● **GIVEN EXERCISE**: Copy all lines below exactly as written. Leave pictures out.

● **DATA SHOWN**:
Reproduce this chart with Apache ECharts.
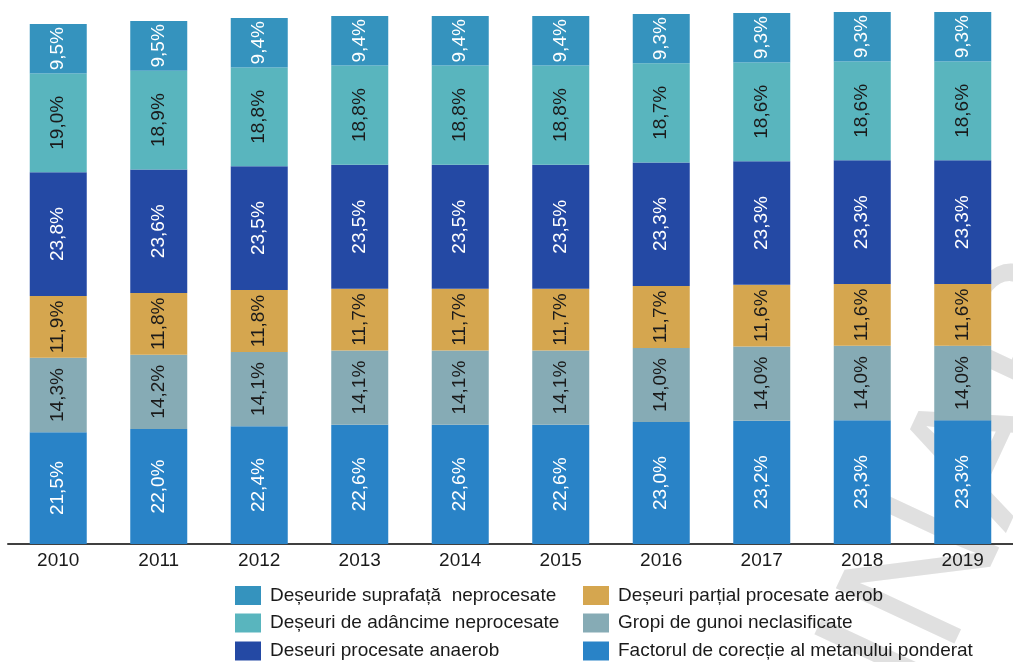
<!DOCTYPE html>
<html>
<head>
<meta charset="utf-8">
<script src="https://cdn.jsdelivr.net/npm/echarts@6/dist/echarts.min.js"></script>
<style>html,body{margin:0;padding:0;background:#fff}#c{width:1013px;height:662px}</style>
</head>
<body>
<div id="c"></div>
<script>
// Categories (years)
var years = ['2010','2011','2012','2013','2014','2015','2016','2017','2018','2019'];
// Share labels (%) for each waste type, as printed inside the bars
var sharesSuprafata = [9.5, 9.5, 9.4, 9.4, 9.4, 9.4, 9.3, 9.3, 9.3, 9.3];
var sharesAdancime  = [19.0, 18.9, 18.8, 18.8, 18.8, 18.8, 18.7, 18.6, 18.6, 18.6];
var sharesAnaerob   = [23.8, 23.6, 23.5, 23.5, 23.5, 23.5, 23.3, 23.3, 23.3, 23.3];
var sharesAerob     = [11.9, 11.8, 11.8, 11.7, 11.7, 11.7, 11.7, 11.6, 11.6, 11.6];
var sharesGropi     = [14.3, 14.2, 14.1, 14.1, 14.1, 14.1, 14.0, 14.0, 14.0, 14.0];
var sharesFactor    = [21.5, 22.0, 22.4, 22.6, 22.6, 22.6, 23.0, 23.2, 23.3, 23.3];
// Total bar height per year (axis hidden)
var totals = [0.520, 0.523, 0.526, 0.528, 0.528, 0.528, 0.530, 0.531, 0.532, 0.532];

var names = [
  'Deșeuride suprafață  neprocesate',
  'Deșeuri de adâncime neprocesate',
  'Deseuri procesate anaerob',
  'Deșeuri parțial procesate aerob',
  'Gropi de gunoi neclasificate',
  'Factorul de corecție al metanului ponderat'
];
var colors = ['#3593BE','#59B5BE','#2449A4','#D5A64F','#86ABB5','#2983C7'];
var labelColors = ['#ffffff','#1a1a1a','#ffffff','#1a1a1a','#1a1a1a','#ffffff'];
var shareSets = [sharesSuprafata, sharesAdancime, sharesAnaerob, sharesAerob, sharesGropi, sharesFactor];

function yearSum(i){ var s=0; for(var k=0;k<shareSets.length;k++) s+=shareSets[k][i]; return s; }
function segValues(shares){ return shares.map(function(v,i){ return v/yearSum(i)*totals[i]; }); }

// stacking order bottom -> top
var order = [5,4,3,2,1,0];
var series = order.map(function(k){
  return {
    name: names[k], type:'bar', stack:'t', barWidth:57,
    itemStyle:{color:colors[k]},
    data: segValues(shareSets[k]),
    label:{show:true, position:'inside', rotate:90, fontSize:19, fontFamily:'Liberation Sans, Arial, sans-serif',
      color:labelColors[k],
      formatter:function(p){ return shareSets[k][p.dataIndex].toFixed(1).replace('.',',')+'%'; }}
  };
});

var legendText = {fontSize:19, lineHeight:19, fontFamily:'"Liberation Sans", Arial, sans-serif', color:'#1a1a1a', padding:[0,0,0,4]};
var legendPos = [[235,586],[235,613.5],[235,641.5],[583,586],[583,613.5],[583,641.5]];
var legends = names.map(function(n,k){
  return {left:legendPos[k][0], top:legendPos[k][1], orient:'horizontal', icon:'rect', itemWidth:26, itemHeight:19,
    padding:0, data:[n], textStyle:legendText, selectedMode:false};
});

var chart = echarts.init(document.getElementById('c'));
chart.setOption({
  animation:false,
  backgroundColor:'#ffffff',
  color: colors,
  grid:{left:8, right:-15, top:4, bottom:118, containLabel:false},
  xAxis:{type:'category', data:years,
    axisLine:{lineStyle:{color:'#404040', width:2}}, axisTick:{show:false},
    axisLabel:{fontSize:19, fontFamily:'Liberation Sans, Arial, sans-serif', color:'#1a1a1a', margin:7}},
  yAxis:{type:'value', min:0, max:0.54, show:false, splitLine:{show:false}},
  legend: legends,
  graphic:[{type:'text', z:-10, x:1070, y:272, rotation:1.134, silent:true,
    style:{text:'PRELIMINAR', fontSize:190, fontFamily:'Liberation Sans, Arial, sans-serif', fill:'#e0e0e0', align:'right', verticalAlign:'middle'}}],
  series: series
});
</script>
</body>
</html>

● **CORRECT ANSWER**:
Reproduce this chart with Apache ECharts.
<!DOCTYPE html>
<html>
<head>
<meta charset="utf-8">
<script src="https://cdn.jsdelivr.net/npm/echarts@6/dist/echarts.min.js"></script>
<style>html,body{margin:0;padding:0;background:#fff}#c{width:1013px;height:662px}</style>
</head>
<body>
<div id="c"></div>
<script>
// Categories (years)
var years = ['2010','2011','2012','2013','2014','2015','2016','2017','2018','2019'];
// Share labels (%) for each waste type, as printed inside the bars
var sharesSuprafata = [9.5, 9.5, 9.4, 9.4, 9.4, 9.4, 9.3, 9.3, 9.3, 9.3];
var sharesAdancime  = [19.0, 18.9, 18.8, 18.8, 18.8, 18.8, 18.7, 18.6, 18.6, 18.6];
var sharesAnaerob   = [23.8, 23.6, 23.5, 23.5, 23.5, 23.5, 23.3, 23.3, 23.3, 23.3];
var sharesAerob     = [11.9, 11.8, 11.8, 11.7, 11.7, 11.7, 11.7, 11.6, 11.6, 11.6];
var sharesGropi     = [14.3, 14.2, 14.1, 14.1, 14.1, 14.1, 14.0, 14.0, 14.0, 14.0];
var sharesFactor    = [21.5, 22.0, 22.4, 22.6, 22.6, 22.6, 23.0, 23.2, 23.3, 23.3];
// Total bar height per year (axis hidden)
var totals = [0.520, 0.523, 0.526, 0.528, 0.528, 0.528, 0.530, 0.531, 0.532, 0.532];

var names = [
  'Deșeuride suprafață  neprocesate',
  'Deșeuri de adâncime neprocesate',
  'Deseuri procesate anaerob',
  'Deșeuri parțial procesate aerob',
  'Gropi de gunoi neclasificate',
  'Factorul de corecție al metanului ponderat'
];
var colors = ['#3593BE','#59B5BE','#2449A4','#D5A64F','#86ABB5','#2983C7'];
var labelColors = ['#ffffff','#1a1a1a','#ffffff','#1a1a1a','#1a1a1a','#ffffff'];
var shareSets = [sharesSuprafata, sharesAdancime, sharesAnaerob, sharesAerob, sharesGropi, sharesFactor];

function yearSum(i){ var s=0; for(var k=0;k<shareSets.length;k++) s+=shareSets[k][i]; return s; }
function segValues(shares){ return shares.map(function(v,i){ return v/yearSum(i)*totals[i]; }); }

// stacking order bottom -> top
var order = [5,4,3,2,1,0];
var series = order.map(function(k){
  return {
    name: names[k], type:'bar', stack:'t', barWidth:57,
    itemStyle:{color:colors[k]},
    data: segValues(shareSets[k]),
    label:{show:true, position:'inside', rotate:90, fontSize:19, fontFamily:'Liberation Sans, Arial, sans-serif',
      color:labelColors[k],
      formatter:function(p){ return shareSets[k][p.dataIndex].toFixed(1).replace('.',',')+'%'; }}
  };
});

var legendText = {fontSize:19, lineHeight:19, fontFamily:'"Liberation Sans", Arial, sans-serif', color:'#1a1a1a', padding:[0,0,0,4]};
var legendPos = [[235,586],[235,613.5],[235,641.5],[583,586],[583,613.5],[583,641.5]];
var legends = names.map(function(n,k){
  return {left:legendPos[k][0], top:legendPos[k][1], orient:'horizontal', icon:'rect', itemWidth:26, itemHeight:19,
    padding:0, data:[n], textStyle:legendText, selectedMode:false};
});

var chart = echarts.init(document.getElementById('c'));
chart.setOption({
  animation:false,
  backgroundColor:'#ffffff',
  color: colors,
  grid:{left:8, right:-15, top:4, bottom:118, containLabel:false},
  xAxis:{type:'category', data:years,
    axisLine:{lineStyle:{color:'#404040', width:2}}, axisTick:{show:false},
    axisLabel:{fontSize:19, fontFamily:'Liberation Sans, Arial, sans-serif', color:'#1a1a1a', margin:7}},
  yAxis:{type:'value', min:0, max:0.54, show:false, splitLine:{show:false}},
  legend: legends,
  graphic:[{type:'text', z:-10, x:1070, y:272, rotation:1.134, silent:true,
    style:{text:'PRELIMINAR', fontSize:190, fontFamily:'Liberation Sans, Arial, sans-serif', fill:'#e0e0e0', align:'right', verticalAlign:'middle'}}],
  series: series
});
</script>
</body>
</html>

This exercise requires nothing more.